We shall see. The American public is digesting the continuing news from the Middle East suggesting that President Obama’s Middle East policies are a bust, but also suggesting that U.S. military interventions, however light and however well intentioned, lead to complicated and unhappy aftermaths. American Jews, who throughout the contest between the president and the prime minister have overwhelmingly remained loyal to President Obama (for whom they voted by a large majority in 2008), by and large dislike and distrust Netanyahu and side with his many critics in Israel who oppose a military strike at this time.
Prime Minister Netanyahu is running huge risks. If President Obama is re-elected (and, although there are more than six weeks until the election, most observers now think he will be), he can expect icy relations with Washington for some time to come. His recent activities will be read in the White House as a deliberate attempt to intervene in American politics—not simply to lobby for more aid for Israel, but to block the re-election of an incumbent. It is something that many Democrats will never forgive and, certainly, something that President Obama will not forget. If the President is re-elected, the power of future Israeli prime ministers in the U.S., based in large part on their perceived ability to shift U.S. domestic opinion, will have permanently and significantly declined.
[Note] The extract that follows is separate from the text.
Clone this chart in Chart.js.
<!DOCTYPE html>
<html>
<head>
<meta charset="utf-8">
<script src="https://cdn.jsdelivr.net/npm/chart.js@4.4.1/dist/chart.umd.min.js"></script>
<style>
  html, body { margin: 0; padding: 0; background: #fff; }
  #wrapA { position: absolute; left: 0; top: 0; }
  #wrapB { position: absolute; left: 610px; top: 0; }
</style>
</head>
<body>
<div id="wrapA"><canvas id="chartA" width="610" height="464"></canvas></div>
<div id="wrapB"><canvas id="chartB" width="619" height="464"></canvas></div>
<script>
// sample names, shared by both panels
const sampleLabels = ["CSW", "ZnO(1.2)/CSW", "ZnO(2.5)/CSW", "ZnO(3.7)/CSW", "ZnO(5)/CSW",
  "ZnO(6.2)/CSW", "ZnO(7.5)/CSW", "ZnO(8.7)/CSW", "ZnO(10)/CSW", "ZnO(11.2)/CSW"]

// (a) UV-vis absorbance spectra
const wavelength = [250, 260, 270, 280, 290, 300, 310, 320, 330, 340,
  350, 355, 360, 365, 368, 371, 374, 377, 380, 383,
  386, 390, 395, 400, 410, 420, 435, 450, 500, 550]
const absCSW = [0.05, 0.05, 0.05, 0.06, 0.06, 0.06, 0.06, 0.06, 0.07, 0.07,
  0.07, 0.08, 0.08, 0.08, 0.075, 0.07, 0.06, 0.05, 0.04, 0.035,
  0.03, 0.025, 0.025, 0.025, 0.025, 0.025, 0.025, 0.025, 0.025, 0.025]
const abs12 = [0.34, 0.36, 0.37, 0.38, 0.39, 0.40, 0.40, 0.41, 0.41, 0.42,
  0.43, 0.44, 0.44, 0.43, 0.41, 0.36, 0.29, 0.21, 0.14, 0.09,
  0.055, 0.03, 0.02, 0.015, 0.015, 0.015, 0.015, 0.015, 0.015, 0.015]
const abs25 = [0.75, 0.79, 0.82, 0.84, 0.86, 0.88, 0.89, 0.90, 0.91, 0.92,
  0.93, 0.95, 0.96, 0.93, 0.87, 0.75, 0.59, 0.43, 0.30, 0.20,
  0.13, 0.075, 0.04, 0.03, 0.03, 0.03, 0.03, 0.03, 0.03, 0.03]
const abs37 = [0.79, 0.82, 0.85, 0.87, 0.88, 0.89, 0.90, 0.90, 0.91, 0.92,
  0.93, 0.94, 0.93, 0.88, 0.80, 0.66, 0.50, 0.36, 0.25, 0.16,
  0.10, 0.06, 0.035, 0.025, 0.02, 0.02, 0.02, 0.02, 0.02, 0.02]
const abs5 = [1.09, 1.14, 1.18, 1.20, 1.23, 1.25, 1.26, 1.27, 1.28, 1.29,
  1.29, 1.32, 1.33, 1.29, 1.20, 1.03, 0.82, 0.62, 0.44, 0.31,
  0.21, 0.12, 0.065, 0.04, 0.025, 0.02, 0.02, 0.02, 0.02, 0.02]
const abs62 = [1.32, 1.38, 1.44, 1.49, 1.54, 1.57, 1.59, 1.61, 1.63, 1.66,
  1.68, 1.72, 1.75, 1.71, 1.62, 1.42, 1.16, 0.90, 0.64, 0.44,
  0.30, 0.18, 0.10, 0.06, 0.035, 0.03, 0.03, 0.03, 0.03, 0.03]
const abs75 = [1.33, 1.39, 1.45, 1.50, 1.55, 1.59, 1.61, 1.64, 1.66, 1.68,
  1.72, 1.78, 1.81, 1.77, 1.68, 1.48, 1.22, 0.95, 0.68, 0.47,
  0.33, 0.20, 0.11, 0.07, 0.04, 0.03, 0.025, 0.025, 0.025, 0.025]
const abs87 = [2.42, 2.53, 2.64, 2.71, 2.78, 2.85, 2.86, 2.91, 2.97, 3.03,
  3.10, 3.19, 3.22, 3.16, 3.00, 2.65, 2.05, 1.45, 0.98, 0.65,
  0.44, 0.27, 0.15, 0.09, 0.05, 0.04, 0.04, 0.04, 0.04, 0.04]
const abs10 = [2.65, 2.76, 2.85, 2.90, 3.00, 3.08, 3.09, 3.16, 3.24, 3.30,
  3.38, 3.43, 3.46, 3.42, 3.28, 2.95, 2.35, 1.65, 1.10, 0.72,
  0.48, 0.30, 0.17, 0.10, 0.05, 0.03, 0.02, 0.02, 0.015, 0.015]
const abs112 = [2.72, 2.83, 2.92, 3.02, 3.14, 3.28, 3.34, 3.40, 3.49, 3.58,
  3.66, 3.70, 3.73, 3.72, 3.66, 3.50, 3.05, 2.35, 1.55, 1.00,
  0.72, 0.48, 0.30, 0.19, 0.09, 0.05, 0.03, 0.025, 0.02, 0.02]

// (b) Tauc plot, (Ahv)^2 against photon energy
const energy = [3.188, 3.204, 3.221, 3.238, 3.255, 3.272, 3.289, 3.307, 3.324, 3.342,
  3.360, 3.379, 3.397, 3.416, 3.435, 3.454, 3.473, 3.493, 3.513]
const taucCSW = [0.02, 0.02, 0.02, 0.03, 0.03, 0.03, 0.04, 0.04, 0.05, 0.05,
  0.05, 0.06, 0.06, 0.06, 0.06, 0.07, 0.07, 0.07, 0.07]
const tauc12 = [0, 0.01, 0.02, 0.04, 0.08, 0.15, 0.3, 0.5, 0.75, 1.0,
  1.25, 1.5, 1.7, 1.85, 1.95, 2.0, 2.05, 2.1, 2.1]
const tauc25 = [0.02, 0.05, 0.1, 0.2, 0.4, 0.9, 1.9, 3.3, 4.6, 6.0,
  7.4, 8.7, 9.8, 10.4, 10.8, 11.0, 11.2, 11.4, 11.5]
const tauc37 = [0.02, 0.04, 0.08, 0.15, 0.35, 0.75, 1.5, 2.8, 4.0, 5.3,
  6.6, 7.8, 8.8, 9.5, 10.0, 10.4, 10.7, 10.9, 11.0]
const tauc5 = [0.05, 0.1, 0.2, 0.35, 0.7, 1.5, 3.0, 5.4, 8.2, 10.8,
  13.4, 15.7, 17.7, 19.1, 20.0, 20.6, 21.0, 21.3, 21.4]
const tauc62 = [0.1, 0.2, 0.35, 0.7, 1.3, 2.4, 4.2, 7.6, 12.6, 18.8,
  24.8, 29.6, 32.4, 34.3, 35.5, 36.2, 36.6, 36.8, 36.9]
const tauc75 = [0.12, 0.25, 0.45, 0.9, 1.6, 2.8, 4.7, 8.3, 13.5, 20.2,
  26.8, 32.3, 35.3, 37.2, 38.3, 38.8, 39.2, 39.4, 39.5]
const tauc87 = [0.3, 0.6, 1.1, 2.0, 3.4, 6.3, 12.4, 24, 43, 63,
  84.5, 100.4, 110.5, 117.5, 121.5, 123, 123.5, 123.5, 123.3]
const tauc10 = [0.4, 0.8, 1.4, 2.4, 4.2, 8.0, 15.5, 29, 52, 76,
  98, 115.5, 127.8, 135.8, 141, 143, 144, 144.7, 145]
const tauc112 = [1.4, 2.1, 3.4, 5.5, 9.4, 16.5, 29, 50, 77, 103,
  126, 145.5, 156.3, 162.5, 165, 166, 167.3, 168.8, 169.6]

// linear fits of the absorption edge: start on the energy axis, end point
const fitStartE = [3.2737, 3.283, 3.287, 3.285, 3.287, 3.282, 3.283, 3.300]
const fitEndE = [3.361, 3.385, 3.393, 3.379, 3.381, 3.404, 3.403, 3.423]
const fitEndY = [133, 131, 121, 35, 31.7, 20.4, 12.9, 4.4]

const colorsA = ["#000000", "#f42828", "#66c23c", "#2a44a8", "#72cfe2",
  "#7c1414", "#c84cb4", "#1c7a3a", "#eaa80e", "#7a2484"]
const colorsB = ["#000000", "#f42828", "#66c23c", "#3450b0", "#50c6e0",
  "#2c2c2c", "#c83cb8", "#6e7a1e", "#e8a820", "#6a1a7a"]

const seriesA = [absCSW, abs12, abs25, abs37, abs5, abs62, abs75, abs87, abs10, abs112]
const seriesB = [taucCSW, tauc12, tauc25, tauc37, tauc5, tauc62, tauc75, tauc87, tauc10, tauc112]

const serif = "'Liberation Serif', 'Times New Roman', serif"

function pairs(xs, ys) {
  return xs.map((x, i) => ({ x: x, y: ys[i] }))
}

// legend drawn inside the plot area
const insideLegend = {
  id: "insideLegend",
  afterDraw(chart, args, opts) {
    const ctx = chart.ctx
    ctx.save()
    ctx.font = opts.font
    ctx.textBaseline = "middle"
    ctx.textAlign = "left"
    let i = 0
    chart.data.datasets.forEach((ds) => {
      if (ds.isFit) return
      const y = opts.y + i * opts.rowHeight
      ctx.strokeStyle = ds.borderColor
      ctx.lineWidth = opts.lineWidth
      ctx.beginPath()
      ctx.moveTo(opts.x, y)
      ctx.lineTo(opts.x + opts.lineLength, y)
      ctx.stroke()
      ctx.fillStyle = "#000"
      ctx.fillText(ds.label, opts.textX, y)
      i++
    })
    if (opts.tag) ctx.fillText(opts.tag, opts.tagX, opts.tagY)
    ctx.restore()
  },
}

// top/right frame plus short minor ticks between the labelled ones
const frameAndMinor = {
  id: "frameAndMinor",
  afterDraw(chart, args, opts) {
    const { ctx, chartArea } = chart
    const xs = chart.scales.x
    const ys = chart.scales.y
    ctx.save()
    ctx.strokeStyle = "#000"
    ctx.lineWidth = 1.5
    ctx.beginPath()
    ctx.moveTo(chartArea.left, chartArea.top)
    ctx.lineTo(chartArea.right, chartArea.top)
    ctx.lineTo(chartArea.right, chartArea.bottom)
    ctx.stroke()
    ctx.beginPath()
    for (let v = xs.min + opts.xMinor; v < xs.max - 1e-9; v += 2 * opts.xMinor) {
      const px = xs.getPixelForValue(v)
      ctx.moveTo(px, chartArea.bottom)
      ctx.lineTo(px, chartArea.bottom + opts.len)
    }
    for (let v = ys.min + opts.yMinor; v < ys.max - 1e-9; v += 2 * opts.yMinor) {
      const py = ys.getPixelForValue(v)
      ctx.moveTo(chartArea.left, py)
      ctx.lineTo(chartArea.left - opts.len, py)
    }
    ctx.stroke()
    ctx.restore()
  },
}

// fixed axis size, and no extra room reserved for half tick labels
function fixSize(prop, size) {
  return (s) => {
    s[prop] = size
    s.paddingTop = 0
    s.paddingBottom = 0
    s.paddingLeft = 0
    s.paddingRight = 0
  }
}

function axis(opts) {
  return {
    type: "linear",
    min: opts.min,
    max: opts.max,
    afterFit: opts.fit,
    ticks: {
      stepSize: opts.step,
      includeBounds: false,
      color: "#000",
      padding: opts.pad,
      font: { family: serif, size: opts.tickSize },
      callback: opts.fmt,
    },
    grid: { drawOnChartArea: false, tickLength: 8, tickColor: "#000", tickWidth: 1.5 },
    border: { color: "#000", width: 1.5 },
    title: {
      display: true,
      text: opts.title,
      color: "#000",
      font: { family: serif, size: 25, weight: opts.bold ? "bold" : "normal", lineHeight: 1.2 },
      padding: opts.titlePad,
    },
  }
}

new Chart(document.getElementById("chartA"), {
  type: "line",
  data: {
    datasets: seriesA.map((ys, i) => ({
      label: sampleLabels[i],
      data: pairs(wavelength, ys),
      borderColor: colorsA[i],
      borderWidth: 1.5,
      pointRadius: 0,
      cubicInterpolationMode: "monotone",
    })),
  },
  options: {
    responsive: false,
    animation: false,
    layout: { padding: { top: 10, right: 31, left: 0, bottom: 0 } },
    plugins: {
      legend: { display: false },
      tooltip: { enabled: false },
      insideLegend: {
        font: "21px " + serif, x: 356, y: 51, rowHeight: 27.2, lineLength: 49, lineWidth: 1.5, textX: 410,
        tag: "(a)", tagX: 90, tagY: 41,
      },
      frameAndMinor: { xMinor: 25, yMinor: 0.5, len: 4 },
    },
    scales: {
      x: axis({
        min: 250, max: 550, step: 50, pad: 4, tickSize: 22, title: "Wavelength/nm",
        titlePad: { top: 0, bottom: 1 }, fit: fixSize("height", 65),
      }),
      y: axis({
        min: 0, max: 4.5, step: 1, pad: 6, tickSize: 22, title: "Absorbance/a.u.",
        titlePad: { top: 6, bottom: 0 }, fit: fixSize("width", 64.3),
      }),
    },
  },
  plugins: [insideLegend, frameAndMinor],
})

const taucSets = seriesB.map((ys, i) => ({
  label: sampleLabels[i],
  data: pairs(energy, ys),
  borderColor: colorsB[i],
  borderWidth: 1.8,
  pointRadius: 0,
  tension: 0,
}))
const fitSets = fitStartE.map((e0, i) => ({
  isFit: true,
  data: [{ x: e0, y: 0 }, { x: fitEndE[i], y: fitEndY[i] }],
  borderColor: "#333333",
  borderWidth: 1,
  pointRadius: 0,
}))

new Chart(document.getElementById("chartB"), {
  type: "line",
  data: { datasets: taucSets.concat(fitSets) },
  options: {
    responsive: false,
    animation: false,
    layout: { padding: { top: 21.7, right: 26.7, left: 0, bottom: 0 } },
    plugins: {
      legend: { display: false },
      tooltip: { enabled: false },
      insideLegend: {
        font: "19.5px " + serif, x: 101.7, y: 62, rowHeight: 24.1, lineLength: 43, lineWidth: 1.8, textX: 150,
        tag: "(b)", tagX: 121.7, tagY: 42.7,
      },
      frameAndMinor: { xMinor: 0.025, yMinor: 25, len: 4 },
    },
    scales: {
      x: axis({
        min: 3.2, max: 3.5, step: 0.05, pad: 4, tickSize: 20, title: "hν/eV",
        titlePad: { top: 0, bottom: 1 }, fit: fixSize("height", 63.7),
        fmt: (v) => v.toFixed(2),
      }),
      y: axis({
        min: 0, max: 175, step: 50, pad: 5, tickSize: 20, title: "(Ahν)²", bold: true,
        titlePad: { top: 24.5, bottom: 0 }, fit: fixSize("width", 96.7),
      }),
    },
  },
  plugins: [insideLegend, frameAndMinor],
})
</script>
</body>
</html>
Nothing less than a truly serious threat to Israel’s existence could justify such a high risk move; we must assume that this underlines the sincerity of Netanyahu’s belief that the Iranian nuclear program is about to reach a point of no return.
Public opinion in both Israel and the United States is very volatile where issues of war, peace and the survival of Israel are concerned. An Israeli strike on Iran could well create a situation in which the U.S. found itself embroiled in conflict with an Iran that struck back at U.S. as well as Israeli forces following an attack by the Jewish state. A “Pearl Harbor moment” is likely to occur following what Americans would perceive as an unprovoked attack on the U.S. by Iran. U.S. public demand for strong and effective retaliation could well become irresistible (if not unanimous) following such an attack.
It is hard to get the American people to support a war in cold blood; it is hard to prevent a war when they are roused. The war with Iran that most of us still deeply want to avoid could quickly and easily become a war that the public demands.
These are deep and murky waters. President Obama’s inbox has rarely been this full: between the election, the domestic economy, the collapse of his Middle East and, quite possibly, his Afghan policies, and domestic issues like the continuing teacher strike in his hometown, he has much to consider. There is often more noise than real substance in American politics: this week, the president is being seriously tested in real time.